Reichmann tells me that the residents of the home pay about $900 a month in rent for their shared rooms. The money generally comes from social services agencies. I told him about how Andrew Freedman envisioned the home as a soft landing spot for the ruined wealthy. Reichmann smiled a sad smile.
"Yes, I have heard about that man, and I am sure it was much nicer then. Now we don't even have a working kitchen. They bring the food in and by the time it is served it is cold."
Reichmann hand-rolled a cigarette, lit it and looked out onto the Concourse. I asked him if he had any dreams left. His ice blue eyes lit up.
"Yes, yes I do. If I live long enough, I would like to go back to Austria. I am alone here. I like being alone, but I would like to meet my two sisters and a brother before I die. I was the baby, and I don't remember them. I left with my parents and they stayed, and all I know now is their names. I don't even now if they are still alive. But I would like to see them and the country one more time. That will not happen until I am around 72 or so. I hope I make it that long."

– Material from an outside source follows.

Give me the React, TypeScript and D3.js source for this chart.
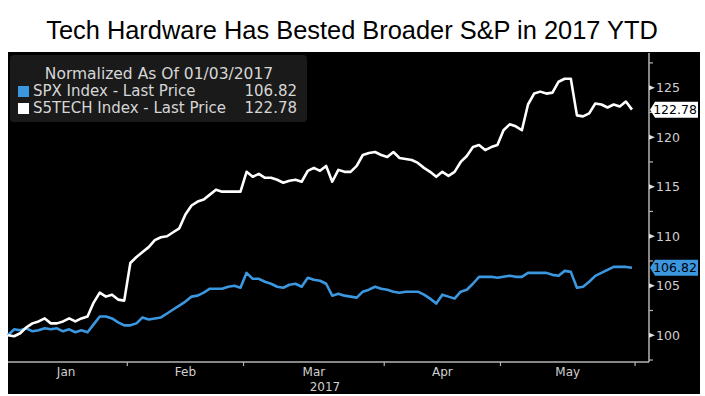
import * as d3 from "d3";
import React from "react";

const monthLabels = ["Jan", "Feb", "Mar", "Apr", "May"];
const monthTradingDays = [20, 19, 23, 19, 22];
const yearLabel = "2017";

const techValues = [
  100.0, 99.9, 100.2, 100.8, 101.2, 101.4, 101.7, 101.2, 101.2, 101.4,
  101.7, 101.4, 101.7, 101.9, 103.3, 104.3, 103.9, 104.1, 103.6, 103.5,
  107.3, 107.9, 108.4, 108.9, 109.6, 109.9, 110.0, 110.4, 110.8, 112.2,
  113.1, 113.5, 113.7, 114.2, 114.7, 114.5, 114.5, 114.5, 114.5, 116.5,
  116.0, 116.3, 115.9, 115.9, 115.7, 115.4, 115.6, 115.7, 115.5, 116.6,
  116.9, 116.6, 117.1, 115.5, 116.7, 116.5, 116.5, 117.1, 118.2, 118.4,
  118.5, 118.2, 118.0, 118.5, 117.9, 117.8, 117.7, 117.4, 116.9, 116.5,
  116.0, 116.5, 116.1, 116.5, 117.5, 118.1, 119.0, 119.2, 118.7, 119.0,
  119.2, 120.7, 121.3, 121.1, 120.7, 123.3, 124.4, 124.6, 124.4, 124.5,
  125.6, 125.9, 125.9, 122.2, 122.1, 122.4, 123.4, 123.3, 123.0, 123.3,
  123.1, 123.6, 122.78,
];

const spxValues = [
  100.0, 100.6, 100.5, 100.7, 100.4, 100.5, 100.7, 100.6, 100.7, 100.4,
  100.6, 100.3, 100.5, 100.3, 101.1, 101.9, 101.9, 101.7, 101.3, 101.0,
  101.0, 101.2, 101.8, 101.6, 101.7, 101.8, 102.2, 102.6, 103.0, 103.4,
  103.9, 104.0, 104.3, 104.7, 104.7, 104.7, 104.9, 105.0, 104.8, 106.3,
  105.7, 105.7, 105.4, 105.2, 104.9, 104.8, 105.1, 105.2, 104.9, 105.8,
  105.6, 105.5, 105.2, 104.0, 104.2, 104.0, 103.9, 103.8, 104.4, 104.6,
  104.9, 104.7, 104.6, 104.4, 104.3, 104.4, 104.4, 104.4, 104.1, 103.7,
  103.2, 104.1, 103.9, 103.7, 104.4, 104.6, 105.2, 105.9, 105.9, 105.9,
  105.8, 105.9, 106.0, 105.9, 105.9, 106.3, 106.3, 106.3, 106.3, 106.1,
  106.0, 106.5, 106.4, 104.8, 104.9, 105.4, 106.0, 106.3, 106.6, 106.9,
  106.9, 106.9, 106.82,
];

const yMajorTicks = [100, 105, 110, 115, 120, 125];
const yMinorTicks = [97.5, 102.5, 107.5, 112.5, 117.5, 122.5, 127.5];

const title = "Tech Hardware Has Bested Broader S&P in 2017 YTD";
const legendTitle = "Normalized As Of 01/03/2017";
const seriesNames = ["SPX Index - Last Price", "S5TECH Index - Last Price"];

const blue = "#3a97e0";
const axisColor = "#b4b4b4";
const font = "'DejaVu Sans', sans-serif";

export default function App() {
  const width = 705;
  const height = 396;
  const plotLeft = 8;
  const plotRight = 649;
  const plotTop = 53;
  const plotBottom = 362;

  const n = techValues.length;
  const x = d3.scaleLinear().domain([0, n - 1]).range([plotLeft, 632]);
  const y = d3.scaleLinear().domain([97.3, 128.5]).range([plotBottom, plotTop]);

  const line = d3
    .line<number>()
    .x((_, i) => x(i))
    .y((d) => y(d));

  // month boundaries, in trading-day index
  const bounds = [-0.5, ...d3.cumsum(monthTradingDays).map((c) => c - 0.5)];

  const lastSpx = spxValues[n - 1];
  const lastTech = techValues[n - 1];

  const tag = (v: number, fill: string) => {
    const cy = y(v);
    const h = 16;
    return (
      <g>
        <path
          d={`M${plotRight + 1},${cy} L${plotRight + 6},${cy - h / 2} L${698},${cy - h / 2} L${698},${cy + h / 2} L${plotRight + 6},${cy + h / 2} Z`}
          fill={fill}
        />
        <text x={675} y={cy + 4.5} textAnchor="middle" fontSize={12.5} fill="#000" fontFamily={font}>
          {v.toFixed(2)}
        </text>
      </g>
    );
  };

  return (
    <svg
      width={width}
      height={height}
      style={{ position: "absolute", left: 0, top: 0, background: "#fff" }}
    >
      <text
        x={352}
        y={39}
        textAnchor="middle"
        fontSize={25.4}
        fontFamily="'Liberation Sans', Arial, sans-serif"
        fill="#000"
      >
        {title}
      </text>

      <rect x={8} y={52} width={692} height={342} fill="#000" />

      {/* legend */}
      <rect x={10} y={55} width={297} height={67} rx={4} fill="#1a1a1a" />
      <text x={159} y={79} textAnchor="middle" fontSize={15.5} fill="#d6d6d6" fontFamily={font}>
        {legendTitle}
      </text>
      <rect x={18} y={86} width={11} height={11} fill={blue} />
      <text x={33} y={96} fontSize={15} fill="#d6d6d6" fontFamily={font}>
        {seriesNames[0]}
      </text>
      <text x={297} y={96} textAnchor="end" fontSize={15} fill="#d6d6d6" fontFamily={font}>
        {lastSpx.toFixed(2)}
      </text>
      <rect x={18} y={103} width={11} height={11} fill="#fff" />
      <text x={33} y={113} fontSize={15} fill="#d6d6d6" fontFamily={font}>
        {seriesNames[1]}
      </text>
      <text x={297} y={113} textAnchor="end" fontSize={15} fill="#d6d6d6" fontFamily={font}>
        {lastTech.toFixed(2)}
      </text>

      {/* axes */}
      <line x1={plotLeft} x2={plotRight} y1={plotBottom} y2={plotBottom} stroke={axisColor} strokeWidth={1.5} />
      <line x1={plotRight} x2={plotRight} y1={plotTop} y2={plotBottom} stroke={axisColor} strokeWidth={1.5} />
      {bounds.slice(1).map((b, i) => (
        <line key={i} x1={x(b)} x2={x(b)} y1={plotBottom} y2={plotBottom + 4} stroke={axisColor} strokeWidth={1.2} />
      ))}
      {monthLabels.map((m, i) => (
        <text
          key={m}
          x={(x(bounds[i]) + x(bounds[i + 1])) / 2}
          y={376}
          textAnchor="middle"
          fontSize={12}
          fill="#cfcfcf"
          fontFamily={font}
        >
          {m}
        </text>
      ))}
      <text x={325} y={391} textAnchor="middle" fontSize={12} fill="#cfcfcf" fontFamily={font}>
        {yearLabel}
      </text>

      {yMinorTicks.map((t) => (
        <line key={t} x1={plotRight} x2={plotRight + 4} y1={y(t)} y2={y(t)} stroke={axisColor} strokeWidth={1.2} />
      ))}
      {yMajorTicks.map((t) => (
        <g key={t}>
          <path
            d={`M${plotRight},${y(t) - 2.5} L${plotRight + 6},${y(t)} L${plotRight},${y(t) + 2.5} Z`}
            fill="#e0e0e0"
          />
          <text x={656} y={y(t) + 4.5} fontSize={12.5} fill="#cfcfcf" fontFamily={font}>
            {t}
          </text>
        </g>
      ))}

      {/* series */}
      <path d={line(spxValues) ?? ""} fill="none" stroke={blue} strokeWidth={2.6} strokeLinejoin="round" />
      <path d={line(techValues) ?? ""} fill="none" stroke="#fff" strokeWidth={2.6} strokeLinejoin="round" />

      {tag(lastTech, "#fff")}
      {tag(lastSpx, blue)}
    </svg>
  );
}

Reichmann described his average day. He sees a nurse and receives shots for his diabetes. He likes to listen to classical music in his room, and then wanders the neighborhood looking for tobacco bargains. He misses work.
"My whole life, all I ever had was my job, and now that I don't have that, I have nothing. But I still save a few bucks every month, because I am saving up for my burial. A cheap funeral would cost about $1600, and I will have that. Then they will not put me in Potter's Field. I am not sure why I care, because no one will come to my funeral anyway."
The sun was low in the sky and Reichmann was wearying. He sighed.
"This place. This place is the last stop. From here you're either going to a nursing home or the grave. This is a sad place. Not many people here have anybody. We are alone. I like that. I don't know why."